Wednesday, July 13, 2011

Why We’re Screwed (Part 3): The Social Security “Trust Fund” is a Lie

After I began this “Why We’re Screwed” series as the U.S. Government debt limit showdown D-Day approaches, I received several inquiries from readers asking why Social Security benefits are on the table to be slashed given that the Social Security Trust Fund is supposed to make up any gap between revenues and benefits payments. It’s actually a very good question. The short answer is that the Trust Fund is a gigantic lie being used to pull the wool over people’s eyes so they won’t realize just how bad America’s fiscal situation really is.

As for the longer answer, the first thing you need to know about Social Security is that it’s a pay-as-you-go program. That means that today’s benefits are paid for by current year payroll tax collections. Any extra payroll taxes collected over and above the amount paid out in benefits rolls over into the Social Security Trust Fund. Prior to the financial crash of 2008, the Social Security program had enjoyed many years of large surpluses. According to Wikipedia, as of the end of calendar year 2010 the accumulated amount in the fund stood at just over $2.6 trillion. Had that money be placed into real revenue generating assets, the U.S. Government could have withstood payroll tax collections dropping below benefit payouts for a long time.

Unfortunately, the crash could not have come at a worse time—the very year that the oldest members of the Baby Boom generation became eligible to take early (though reduced) retirement benefits. It has long been recognized that the size of the Baby Boomer population bulge was eventually going to cause Social Security to begin running an accounts deficit and thus have to dip into the Trust Fund. Up until just a couple of years ago, that wasn’t expected to happen until around the year 2020.

Well, guess what? It’s already happened. During 2009, the payroll tax surplus disappeared as more Boomers than expected opted for early retirement benefits, presumably because they had lost their jobs during the Great Recession. Then, in one of the more insane ideas to come out of Washington in a while, President Obama and the Republican congressional leadership agreed in December 2010 to slash the payroll tax from 6.2% of the first $106,800 of every wage earner’s income to only 4.2% as a (rather desperate) way of stimulating the economy. This meant that Social Security’s revenue stream was being reduced by the short-sighted politicos just as the program was beginning to run in the red. Sure enough, a month later the Congressional Budget Office estimated that Social Security’s account deficit in 2011 would be approximately $45 billion.

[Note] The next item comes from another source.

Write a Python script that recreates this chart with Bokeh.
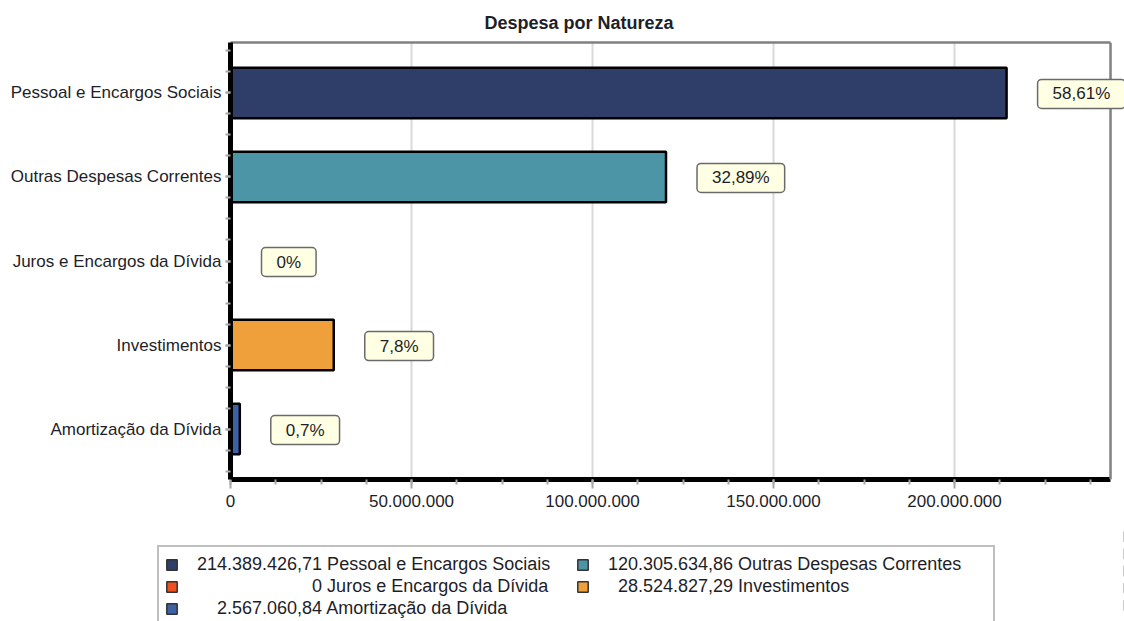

All of this still might have been survivable for awhile if the Trust Fund really existed. Unfortunately, when it was set up it was required by law to buy Treasury securities, which means U.S. Government debt. As Wikipedia explains it:
“These [Trust Fund] balances are available to finance future benefit payments and other Trust Fund expenditures – but only in a bookkeeping sense. They do not consist of real economic assets that can be drawn down in the future to fund benefits. Instead, they are claims on the Treasury that, when redeemed, will have to be financed by raising taxes, borrowing from the public, or reducing benefits or other expenditures.”
So in effect, the U.S. Government has been filling up the Trust Fund with IOUs that can only be cashed in at the cost of increasing the deficit. It’s like raiding your son’s piggy bank to buy cigarettes and leaving a promissory note. Do it often enough and there’s no cash left in there, and your son will be mighty disappointed when he tries to go buy that new toy he really wants.

Now you know why the politicos are suddenly so hot to trot to slash Social Security benefits. The program has gone from being a net plus, whereby they could use its surpluses to mask the size of the deficit, to being a net drain that is now directly increasing the deficit. The blindingly obvious fact that they are the ones responsible for this state of affairs seems not to register with them.

Even more disconcerting is that as of next year the first Baby Boomer retirees, those born in 1946, will be eligible to receive FULL (not reduced) Social Security benefits. Without cuts in the program this year, the net drain on the U.S. Treasury is about to get a whole lot worse.

These are the facts you need to know in order to have any understanding of what’s at stake in the debt ceiling battle. For the last 30 years, America has been living high on the hog on money borrowed from the future. Now the future is here, and NOBODY wants the programs that benefit them to be the ones cut in order to reduce the deficit. The politicos find themselves trapped in a box from which not even they will be slimy enough to worm their way out.